この仕事をしていると「保護者様の要望が正しい」「要望には全て応えなくてはいけない」と錯覚してしまう瞬間があります。
今回は「保護者様の要望」と「本来の役割」について考えていきましょう。
1 保護者様の要望
誤解して欲しくないので最初に書いておきますが、私は保護者様には要望を言って欲しいと思っています。
矛盾しているように感じるかもしれませんが本当にそう思っていますし、保護者様にも「何かあれば、どんな些細な事でも言って下さい」と伝えています。しかし「できる限りの事はさせてもらいますので!」とも伝えています。

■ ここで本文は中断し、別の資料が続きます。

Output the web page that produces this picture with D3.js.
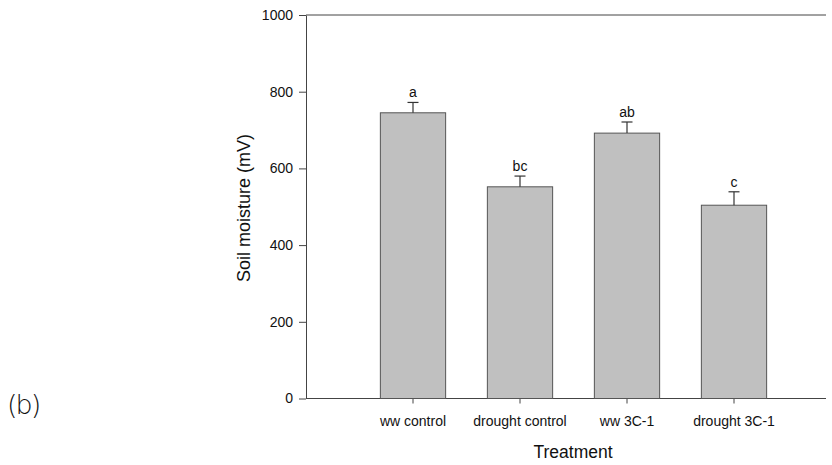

この部分は、ただ「上手いこといなしている」のではなく、実際にそうだからです。それでは、詳しく見ていきましょう。
1-1 要望は心の声
私は、このアセスメント以外から出てきた要望に保護者様の心の声を感じています。生活が見えてきたり、困り事や悩みなどがダイレクトに伝わってきます。
どうしても出来ることと出来ない事はありますが、面倒臭がらずに「保護者様の心の声」と向き合っていきましょう。
1-2 要望は信頼の証
過剰な要望ばかりする保護者様は別として「田中さん、言いにくいんですけど…何とかなりませんか?」と言われたら、私は「やった!」と心の中で思ってしまいます。
「私を信頼して、言いにくいことを言ってくれてありがとうございます!」と言う気持ちです。
実際には「私じゃなくても良かった」とか「信頼関係は出来てないけど言わざるを得なかった」のかも知れませんが、それでいいと思ってます。
私自身がそう思う事で「人間関係はプラスに働いている」とポジティブに考えています。
1-3 出来ないこと
私どもの仕事は1日に何名もの子どもが通い、その分保護者様もいらっしゃいますので特別扱いは出来ません。
可能な範囲内であればできるだけ融通をきかせますが「その要望を受け入れたから他の子に迷惑がかかりました」では本末転倒ですよね。
なので「周りに迷惑がかかること」や「1人だけ特別扱い」になってしまうことはお断りするようにしています。
基準は事業所によって違ってくるでしょうが事業所内、特に管理者や児発管は方針を固めておくべきでしょう。
2 本来の役割
私たちの主な役割は「療育」であり、その考え方の中で「レスパイト」や「連携」などが含まれて来ると考えています。
なので前章でも書いたように「他の子の療育を削ってまで、保護者様のレスパイトを優先することは出来ません」となります。
しかし、付き合いも長くなりお互いの心の内が分かるようになってくると、つい「いいよ、大丈夫」「上手くやるから」と、なぁなぁな関係になりがちです。
スタッフと仲良くなるのが得意な人だけが、贔屓され優遇されるような理不尽な事業所にはして欲しくありません。それもまた平等だと思います。
3 まとめ
ここまで「保護者様の要望」と「本来の役割」ということで考えてきましたが、いかがだったでしょうか?
保護者様それぞれにそれぞれの思いがあり、事業所はガイドラインに沿った事業所の方針に乗っ取って可能な限り支援をおこないます。
我々の仕事はボランティアではありませんが、福祉であり多くの税金を使って成り立っている事業です。
その事の意味や立場を今一度考えて、日々の支援をおこなっていきましょう。
最後に、誤解して欲しくないのは「我々が保護者様より優位で、支援してやってる」という、逆に振り切ってしまわないようにも心がけましょう。
人間は油断するとすぐに、楽な方にいきがちです。状況をよく見て判断し、バランスのとれた適切な支援が出来るといいですね。